Słodko, słodka jesteś....

Udostępnij ten post

Dziś będzie spokojnie i słodko. Nie będzie moich mrocznych tajemnic.

Jakiś czas temu otrzymałam od Natalii (Osa Handmade) słodką paczuszkę, która zawierała moją nagrodę z konkursu urodzinowego oraz „coś” na testy. Dziś Wam chcę to zrecenzować i pokazać jak pysznie to wygląda.
Jak wiecie nie jest to moja pierwsza recenzja jej wyrobów. Z całą odpowiedzialnością jednak mogę stwierdzić, że jej produkty za każdym razem są precyzyjniej wykonane, z większą starannością, chociaż widać, że wkłada w to serce i ręce.
Gdy uprawia się modeliniarstwo trzeba uważać na szczegóły. Nie wiem, czy stałam się bardziej spostrzegawcza, wrażliwa. Nie wiem. To później.


 Pierwszą mniej kaloryczną rzeczą, jest bransoletka z ciasteczkiem „Be-be". Bardzo delikatna sznurkowa bransoletka w kolorze bladego łososia. Zakończona srebrnymi rozdzielaczami oraz zapinana na federing.
Opodal zapięcia znajduje się zawieszka — herbatniczek. Wygląda jak prawdziwy,moja Wiki, nawet żeby sprawdzić, czy jej nie oszukuję, ugryzła. Na szczęście jej zęby oraz herbatnik są całe i zdrowe.
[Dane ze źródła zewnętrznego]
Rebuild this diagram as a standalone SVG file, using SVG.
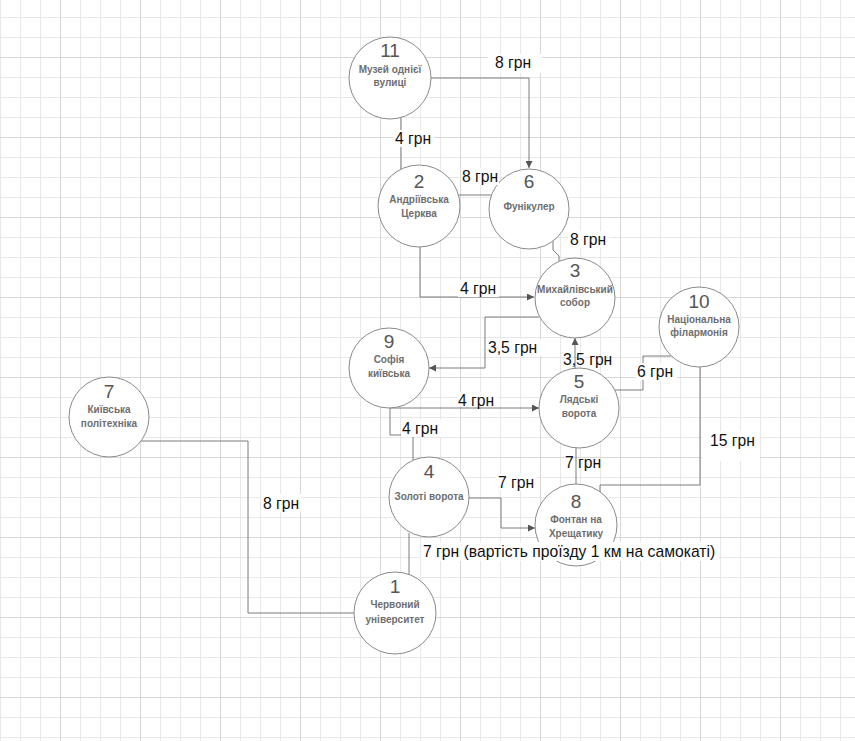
<svg xmlns="http://www.w3.org/2000/svg" width="855" height="741" viewBox="0 0 855 741">
<defs>
<pattern id="minor" x="0" y="17" width="20" height="20" patternUnits="userSpaceOnUse">
<rect x="0" y="0" width="1" height="20" fill="#e8e8e8"/>
<rect x="0" y="0" width="20" height="1" fill="#e8e8e8"/>
</pattern>
<pattern id="major" x="60" y="57" width="80" height="80" patternUnits="userSpaceOnUse">
<rect x="0" y="0" width="1" height="80" fill="#d8d8d8"/>
<rect x="0" y="0" width="80" height="1" fill="#d8d8d8"/>
</pattern>
<marker id="arr" viewBox="0 0 10 10" refX="10" refY="5" markerWidth="9" markerHeight="7" markerUnits="userSpaceOnUse" orient="auto">
<path d="M0,0 L10,5 L0,10 z" fill="#555"/>
</marker>
<style>
.node circle{fill:#fff;stroke:#8a8a8a;stroke-width:1}
.num{font-family:"Liberation Sans",Arial,sans-serif;font-size:19px;fill:#555;text-anchor:middle}
.nm{font-family:"Liberation Sans",Arial,sans-serif;font-size:10px;font-weight:bold;fill:#6e6e6e;text-anchor:middle}
.edge{fill:none;stroke:#7a7a7a;stroke-width:1}
.ar{marker-end:url(#arr)}
.lbl{font-family:"Liberation Sans",Arial,sans-serif;font-size:15.7px;fill:#111}
.bg{fill:#fff}
</style>
</defs>
<rect width="855" height="741" fill="#fff"/>
<rect width="855" height="741" fill="url(#minor)"/>
<rect width="855" height="741" fill="url(#major)"/>

<g id="connectors">
<path class="edge ar" d="M431,78 H529 V168"/>
<path class="edge" d="M401,117 V169"/>
<path class="edge" d="M459,195 H491"/>
<path class="edge" d="M553,241 V250 L559,256 V261"/>
<path class="edge ar" d="M420,247 V297 H534"/>
<path class="edge ar" d="M539,317 H485 V368 H429"/>
<path class="edge ar" d="M575,368 V338"/>
<path class="edge ar" d="M390,408 H539"/>
<path class="edge" d="M390,408 V435 H413 V460"/>
<path class="edge" d="M615,390 H643 V356 H671"/>
<path class="edge" d="M700,367 V485 H600 V492"/>
<path class="edge" d="M576,448 V484"/>
<path class="edge ar" d="M469,498 H501 V528 H535"/>
<path class="edge" d="M409,533 V575"/>
<path class="edge" d="M141,441 H248 V613 H354"/>
</g>

<g id="nodes">
<g id="n11" class="node"><circle cx="390" cy="78" r="41"/><text class="num" x="390" y="57">11</text><text class="nm" x="390" y="73">Музей однієї</text><text class="nm" x="390" y="86">вулиці</text></g>
<g id="n2" class="node"><circle cx="419" cy="206" r="41"/><text class="num" x="419" y="188">2</text><text class="nm" x="419" y="203">Андріївська</text><text class="nm" x="419" y="217">Церква</text></g>
<g id="n6" class="node"><circle cx="529" cy="209" r="40"/><text class="num" x="529" y="188">6</text><text class="nm" x="529" y="210">Фунікулер</text></g>
<g id="n3" class="node"><circle cx="575" cy="298" r="40"/><text class="num" x="575" y="277">3</text><text class="nm" x="575" y="293">Михайлівський</text><text class="nm" x="575" y="306">собор</text></g>
<g id="n9" class="node"><circle cx="389" cy="368" r="40"/><text class="num" x="389" y="348">9</text><text class="nm" x="389" y="363">Софія</text><text class="nm" x="389" y="377">київська</text></g>
<g id="n5" class="node"><circle cx="579" cy="408" r="40"/><text class="num" x="579" y="388">5</text><text class="nm" x="579" y="403">Лядські</text><text class="nm" x="579" y="417">ворота</text></g>
<g id="n10" class="node"><circle cx="699" cy="327" r="40"/><text class="num" x="699" y="308">10</text><text class="nm" x="699" y="323">Національна</text><text class="nm" x="699" y="336">філармонія</text></g>
<g id="n4" class="node"><circle cx="429" cy="497" r="40"/><text class="num" x="429" y="478">4</text><text class="nm" x="429" y="500">Золоті ворота</text></g>
<g id="n8" class="node"><circle cx="576" cy="525" r="41"/><text class="num" x="576" y="508">8</text><text class="nm" x="576" y="523">Фонтан на</text><text class="nm" x="576" y="537">Хрещатику</text></g>
<g id="n1" class="node"><circle cx="395" cy="613" r="41"/><text class="num" x="395" y="593">1</text><text class="nm" x="395" y="608">Червоний</text><text class="nm" x="395" y="623">університет</text></g>
<g id="n7" class="node"><circle cx="109" cy="417" r="40"/><text class="num" x="109" y="398">7</text><text class="nm" x="109" y="413">Київська</text><text class="nm" x="109" y="427">політехніка</text></g>
</g>

<g id="edge-labels">
<rect class="bg" x="488" y="54" width="54" height="19"/><text class="lbl" x="495" y="68">8 грн</text>
<rect class="bg" x="393" y="130" width="41" height="17"/><text class="lbl" x="395" y="144">4 грн</text>
<rect class="bg" x="461" y="168" width="38" height="17"/><text class="lbl" x="462" y="182">8 грн</text>
<rect class="bg" x="568" y="231" width="41" height="17"/><text class="lbl" x="570" y="245">8 грн</text>
<rect class="bg" x="458" y="280" width="41" height="17"/><text class="lbl" x="460" y="294">4 грн</text>
<rect class="bg" x="487" y="339" width="54" height="17"/><text class="lbl" x="488" y="353">3,5 грн</text>
<text class="lbl" x="563" y="365">3,5 грн</text>
<rect class="bg" x="457" y="392" width="41" height="14"/><text class="lbl" x="458" y="406">4 грн</text>
<rect class="bg" x="401" y="420" width="40" height="17"/><text class="lbl" x="402" y="434">4 грн</text>
<rect class="bg" x="636" y="363" width="41" height="17"/><text class="lbl" x="637" y="377">6 грн</text>
<rect class="bg" x="702" y="431" width="58" height="30"/><text class="lbl" x="710" y="446">15 грн</text>
<text class="lbl" x="565" y="468">7 грн</text>
<rect class="bg" x="496" y="474" width="41" height="17"/><text class="lbl" x="498" y="488">7 грн</text>
<rect class="bg" x="421" y="542" width="298" height="19"/><text class="lbl" x="423" y="557">7 грн (вартість проїзду 1 км на самокаті)</text>
<rect class="bg" x="261" y="494" width="41" height="18"/><text class="lbl" x="263" y="509">8 грн</text>
</g>
</svg>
Szczerze mówiąc zawieszkę umieściłabym na sznureczku, ale to tylko mój widzi miś. Bransoletka przetrwała harce na dworze, szaleńcze zabawy z Kariną oraz wypady na plac zabaw. Nosiła ją Wiki rzecz jasna.
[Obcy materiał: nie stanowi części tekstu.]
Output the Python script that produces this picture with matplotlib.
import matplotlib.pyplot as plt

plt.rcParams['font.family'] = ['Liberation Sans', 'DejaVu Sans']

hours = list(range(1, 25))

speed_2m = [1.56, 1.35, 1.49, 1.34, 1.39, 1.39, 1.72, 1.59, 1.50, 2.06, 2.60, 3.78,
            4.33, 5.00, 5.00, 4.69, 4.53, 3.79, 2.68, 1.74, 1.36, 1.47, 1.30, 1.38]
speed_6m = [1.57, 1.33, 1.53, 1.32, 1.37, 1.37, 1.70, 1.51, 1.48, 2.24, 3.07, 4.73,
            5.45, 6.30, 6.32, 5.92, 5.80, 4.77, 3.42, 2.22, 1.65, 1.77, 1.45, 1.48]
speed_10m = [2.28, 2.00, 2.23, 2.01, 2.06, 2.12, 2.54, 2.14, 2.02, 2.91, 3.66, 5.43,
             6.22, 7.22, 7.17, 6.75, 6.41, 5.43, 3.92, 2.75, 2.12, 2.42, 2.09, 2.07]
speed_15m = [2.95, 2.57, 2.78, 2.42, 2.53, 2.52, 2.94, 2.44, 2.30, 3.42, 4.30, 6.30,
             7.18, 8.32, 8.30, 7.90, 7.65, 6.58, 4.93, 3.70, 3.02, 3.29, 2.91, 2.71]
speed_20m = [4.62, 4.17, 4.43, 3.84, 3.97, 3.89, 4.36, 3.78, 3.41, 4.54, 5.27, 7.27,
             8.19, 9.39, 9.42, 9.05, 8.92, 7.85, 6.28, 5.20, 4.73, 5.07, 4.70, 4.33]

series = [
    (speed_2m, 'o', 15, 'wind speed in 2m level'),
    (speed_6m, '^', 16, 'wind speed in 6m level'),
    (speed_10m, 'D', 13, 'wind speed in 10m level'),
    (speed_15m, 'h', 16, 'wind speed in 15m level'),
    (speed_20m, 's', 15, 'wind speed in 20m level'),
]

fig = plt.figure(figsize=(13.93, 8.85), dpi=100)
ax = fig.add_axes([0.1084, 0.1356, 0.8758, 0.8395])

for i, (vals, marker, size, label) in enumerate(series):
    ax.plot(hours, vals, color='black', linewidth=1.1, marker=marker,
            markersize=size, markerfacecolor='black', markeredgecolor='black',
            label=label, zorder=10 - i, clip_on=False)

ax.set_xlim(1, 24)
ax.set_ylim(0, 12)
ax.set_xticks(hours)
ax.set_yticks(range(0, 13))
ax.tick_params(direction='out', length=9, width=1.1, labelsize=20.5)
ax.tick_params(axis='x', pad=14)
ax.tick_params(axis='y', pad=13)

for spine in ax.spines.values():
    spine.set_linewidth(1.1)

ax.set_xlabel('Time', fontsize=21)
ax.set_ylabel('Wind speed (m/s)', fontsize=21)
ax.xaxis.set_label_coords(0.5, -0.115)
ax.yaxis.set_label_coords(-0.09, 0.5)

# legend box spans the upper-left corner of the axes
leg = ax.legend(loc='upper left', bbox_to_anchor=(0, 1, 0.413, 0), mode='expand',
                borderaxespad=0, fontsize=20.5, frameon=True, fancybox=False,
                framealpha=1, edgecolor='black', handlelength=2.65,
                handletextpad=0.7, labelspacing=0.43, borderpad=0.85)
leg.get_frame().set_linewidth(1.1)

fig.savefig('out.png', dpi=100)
 Jestem zadowolona, sznurek nie wyjmuje się z zakończenia, a herbatnik nie odpadł. Bransoletka musiała być wyczyszczona, bo Wiki wpadła w kałuże. Mimo tego wygląda nadal jak nowa !

A teraz kolejna, bardziej słodka niespodzianka. Kto nie lubi żelków? Chyba każdy lubi żelki. Więc czemu by ich nie mieć na sobie ? W ten sposób powstały żelkowe kolczyki.

Na zdjęciu kolor jest neonowy, lecz w rzeczywistości tak nie jest. Przepraszam, nie dało się tego jakoś lepiej „obfocić". Kolczyki również nosi Wiki (nosi dotąd). Bardzo jej się spodobały, więc nie mogłam jej odmówić, by po wysterylizowaniu części srebrnych od razu jej założyć.
Kolczyki bardzo ładnie się prezentują, nie obciążają małego ucha dziecka, więc i dorosły nie będzie mieć problemu. Są bardzo lekkie wbrew pozorom. Kształt misia urzeka, mimo że nie widać aż tylu szczegółów, co na prawdziwych żelkach.
Jedyne, do czego mogę się doczepić to linie papilarne, które zostawiła Osa. (teraz mogę Cię ścigać !). Nie rzuca się jednak to w oczy, więc mogę podarować.


Kolczyki są zawieszane na długim biglu z hipoalergicznego srebra. Wiki jest wrażliwa na wszelkie zmiany, jednakże nic jej się nie zaczerwieniło i nie ropiło.
Zdejmuje je tylko na noc, by nie przeszkadzały, nawet do kąpieli nie chce ich zdjąć. Bardzo je polubiła.